With pictures left out, extract every line between the start of the records below and the line holding "const snTicks = [31, 32, 33, 34, 35];", inclusive.

Extracted records:
========================================================================
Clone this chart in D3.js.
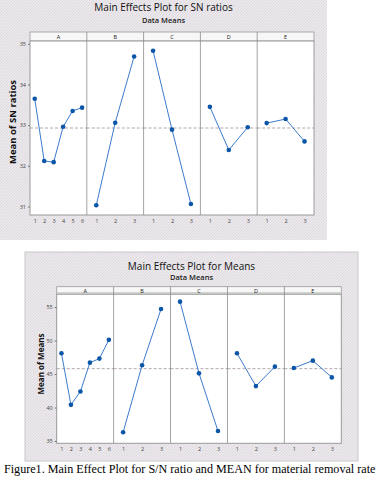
<!DOCTYPE html>
<html>
<head>
<meta charset="utf-8">
<script src="https://cdn.jsdelivr.net/npm/d3@7"></script>
<style>
  body { margin: 0; background: #fff; }
  svg { display: block; }
</style>
</head>
<body>
<svg id="chart" width="382" height="484"></svg>
<script>
// factors and their levels
const factors = ['A', 'B', 'C', 'D', 'E'];
const levels6 = ['1', '2', '3', '4', '5', '6'];
const levels3 = ['1', '2', '3'];

// S/N ratio means per level
const snA = [33.65, 32.12, 32.09, 32.96, 33.35, 33.43];
const snB = [31.03, 33.06, 34.69];
const snC = [34.83, 32.89, 31.06];
const snD = [33.45, 32.39, 32.95];
const snE = [33.05, 33.15, 32.60];
const snTicks = [31, 32, 33, 34, 35];

// means per level
const meanA = [48.1, 40.4, 42.4, 46.7, 47.3, 50.1];
const meanB = [36.3, 46.3, 54.7];
const meanC = [55.8, 45.1, 36.5];
const meanD = [48.1, 43.2, 46.1];
const meanE = [45.9, 47.0, 44.5];
const meanTicks = [35, 40, 45, 50, 55];

const svg = d3.select('#chart');
const font = "'Open Sans', 'Noto Sans', sans-serif";

// dithered grey backdrop like the screenshot
const defs = svg.append('defs');
const pat = defs.append('pattern')
  .attr('id', 'dither')
  .attr('width', 3)
  .attr('height', 3)
  .attr('patternUnits', 'userSpaceOnUse');
pat.append('rect').attr('width', 3).attr('height', 3).attr('fill', '#ebe7ec');
[[0, 0, '#dcdcdc'], [2, 1, '#e0dde2'], [1, 2, '#d9dbdb'], [2, 2, '#efe6ee']].forEach(([px, py, c]) => {
  pat.append('rect').attr('x', px).attr('y', py).attr('width', 1).attr('height', 1).attr('fill', c);
});

function drawPlot(cfg) {
  const g = svg.append('g');
  const { bg, plot } = cfg;

  g.append('rect')
    .attr('x', bg.x).attr('y', bg.y)
    .attr('width', bg.w).attr('height', bg.h)
    .attr('fill', 'url(#dither)')
    .attr('stroke', cfg.bgStroke || 'none');

  const cx = bg.x + bg.w / 2;
  g.append('text')
    .attr('x', cx).attr('y', cfg.titleY)
    .attr('text-anchor', 'middle')
    .attr('font-family', font)
    .attr('font-size', 10)
    .attr('fill', '#111')
    .text(cfg.title);
  g.append('text')
    .attr('x', cx).attr('y', cfg.subY)
    .attr('text-anchor', 'middle')
    .attr('font-family', font)
    .attr('font-size', 7.5)
    .attr('font-weight', 600)
    .attr('fill', '#222')
    .text('Data Means');

  // strip header + plot area
  g.append('rect')
    .attr('x', plot.x).attr('y', cfg.stripY)
    .attr('width', plot.w).attr('height', plot.y - cfg.stripY)
    .attr('fill', '#f7f7f7')
    .attr('stroke', '#9a9a9a')
    .attr('stroke-width', 0.8);
  g.append('rect')
    .attr('x', plot.x).attr('y', plot.y)
    .attr('width', plot.w).attr('height', plot.h)
    .attr('fill', '#fff')
    .attr('stroke', '#9a9a9a')
    .attr('stroke-width', 1);
  if (cfg.stripBand) {
    g.append('line')
      .attr('x1', plot.x).attr('x2', plot.x + plot.w)
      .attr('y1', plot.y - 1).attr('y2', plot.y - 1)
      .attr('stroke', '#c4c9c4')
      .attr('stroke-width', 2);
  }

  const y = d3.scaleLinear().domain(cfg.yDomain).range([plot.y + plot.h, plot.y]);
  const panel = d3.scaleBand().domain(factors).range([plot.x, plot.x + plot.w]);

  const grand = d3.mean(cfg.series, (s) => d3.mean(s.values));

  // y axis
  const yAxis = d3.axisLeft(y)
    .tickValues(cfg.ticks)
    .tickFormat(d3.format('d'))
    .tickSize(2)
    .tickPadding(2);
  const ya = g.append('g')
    .attr('transform', `translate(${plot.x},0)`)
    .call(yAxis);
  ya.select('.domain').remove();
  ya.selectAll('line').attr('stroke', '#777');
  ya.selectAll('text')
    .attr('font-family', font)
    .attr('font-size', 5.5)
    .attr('fill', '#444');

  g.append('text')
    .attr('transform', `translate(${cfg.yLabelX},${cfg.yLabelY}) rotate(-90)`)
    .attr('text-anchor', 'middle')
    .attr('dominant-baseline', 'central')
    .attr('font-family', font)
    .attr('font-size', cfg.yLabelSize)
    .attr('font-weight', 700)
    .attr('fill', '#111')
    .text(cfg.yLabel);

  cfg.series.forEach((s, i) => {
    const x0 = panel(s.factor);
    const x = d3.scalePoint().domain(s.levels).range([x0, x0 + panel.bandwidth()]).padding(0.5);
    const pts = s.levels.map((lv, j) => ({ lv, v: s.values[j] }));

    if (i > 0) {
      g.append('line')
        .attr('x1', x0).attr('x2', x0)
        .attr('y1', cfg.stripY).attr('y2', plot.y + plot.h)
        .attr('stroke', '#8c8c8c')
        .attr('stroke-width', 0.8);
    }
    g.append('text')
      .attr('x', x0 + panel.bandwidth() / 2)
      .attr('y', cfg.stripY + (plot.y - cfg.stripY) / 2)
      .attr('text-anchor', 'middle')
      .attr('dominant-baseline', 'central')
      .attr('font-family', font)
      .attr('font-size', 5.5)
      .attr('fill', '#222')
      .text(s.factor);

    // grand mean reference
    g.append('line')
      .attr('x1', x0).attr('x2', x0 + panel.bandwidth())
      .attr('y1', y(grand)).attr('y2', y(grand))
      .attr('stroke', '#9e8f98')
      .attr('stroke-width', 0.8)
      .attr('stroke-dasharray', '3,2');

    const xAxis = d3.axisBottom(x).tickSize(0).tickPadding(4);
    const xa = g.append('g')
      .attr('transform', `translate(0,${plot.y + plot.h})`)
      .call(xAxis);
    xa.select('.domain').remove();
    xa.selectAll('text')
      .attr('font-family', font)
      .attr('font-size', 5.5)
      .attr('fill', '#444');

    g.append('path')
      .datum(pts)
      .attr('fill', 'none')
      .attr('stroke', '#3c7bcc')
      .attr('stroke-width', 1)
      .attr('d', d3.line().x((d) => x(d.lv)).y((d) => y(d.v)));
    g.selectAll(null)
      .data(pts)
      .enter()
      .append('circle')
      .attr('cx', (d) => x(d.lv))
      .attr('cy', (d) => y(d.v))
      .attr('r', 2.3)
      .attr('fill', '#0c56a8');
  });
}

drawPlot({
  bg: { x: 0, y: 0, w: 327, h: 240 },
  plot: { x: 30, y: 41, w: 284, h: 174 },
  stripY: 32,
  titleY: 11,
  subY: 22.5,
  title: 'Main Effects Plot for SN ratios',
  yLabel: 'Mean of SN ratios',
  yLabelX: 12,
  yLabelY: 122,
  yLabelSize: 9.5,
  yDomain: [30.79, 35.07],
  ticks: snTicks,
  series: [
    { factor: 'A', levels: levels6, values: snA },
    { factor: 'B', levels: levels3, values: snB },
    { factor: 'C', levels: levels3, values: snC },
    { factor: 'D', levels: levels3, values: snD },
    { factor: 'E', levels: levels3, values: snE },
  ],
});

drawPlot({
  bg: { x: 25, y: 252, w: 333, h: 209 },
  bgStroke: '#c8c8c8',
  plot: { x: 56.7, y: 294.3, w: 284.6, h: 149 },
  stripY: 286.7,
  stripBand: true,
  titleY: 269.5,
  subY: 280,
  title: 'Main Effects Plot for Means',
  yLabel: 'Mean of Means',
  yLabelX: 40,
  yLabelY: 364,
  yLabelSize: 8,
  yDomain: [34.66, 56.9],
  ticks: meanTicks,
  series: [
    { factor: 'A', levels: levels6, values: meanA },
    { factor: 'B', levels: levels3, values: meanB },
    { factor: 'C', levels: levels3, values: meanC },
    { factor: 'D', levels: levels3, values: meanD },
    { factor: 'E', levels: levels3, values: meanE },
  ],
});

// caption: shrink font so it fits the page width
const caption = svg.append('text')
  .attr('x', 4)
  .attr('y', 473)
  .attr('font-family', "'Liberation Serif', 'Times New Roman', serif")
  .attr('font-size', 13)
  .attr('fill', '#000')
  .text('Figure1. Main Effect Plot for S/N ratio and MEAN for material removal rate');
const capLen = caption.node().getComputedTextLength();
if (capLen > 372) caption.attr('font-size', 13 * 372 / capLen);
</script>
</body>
</html>
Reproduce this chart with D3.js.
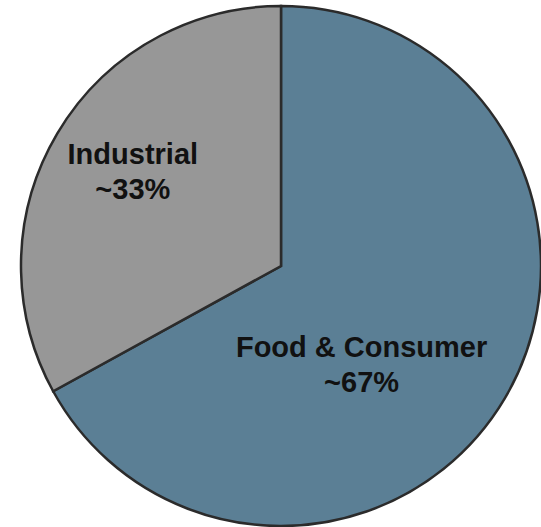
========================================================================
Solution to this problem ▸
Clone this chart in D3.js.
<!DOCTYPE html>
<html>
<head>
<meta charset="utf-8">
<script src="https://cdn.jsdelivr.net/npm/d3@7"></script>
<style>
  body { margin: 0; background: #fff; }
  svg { display: block; }
</style>
</head>
<body>
<svg id="chart" width="382" height="484"></svg>
<script>
// factors and their levels
const factors = ['A', 'B', 'C', 'D', 'E'];
const levels6 = ['1', '2', '3', '4', '5', '6'];
const levels3 = ['1', '2', '3'];

// S/N ratio means per level
const snA = [33.65, 32.12, 32.09, 32.96, 33.35, 33.43];
const snB = [31.03, 33.06, 34.69];
const snC = [34.83, 32.89, 31.06];
const snD = [33.45, 32.39, 32.95];
const snE = [33.05, 33.15, 32.60];
const snTicks = [31, 32, 33, 34, 35];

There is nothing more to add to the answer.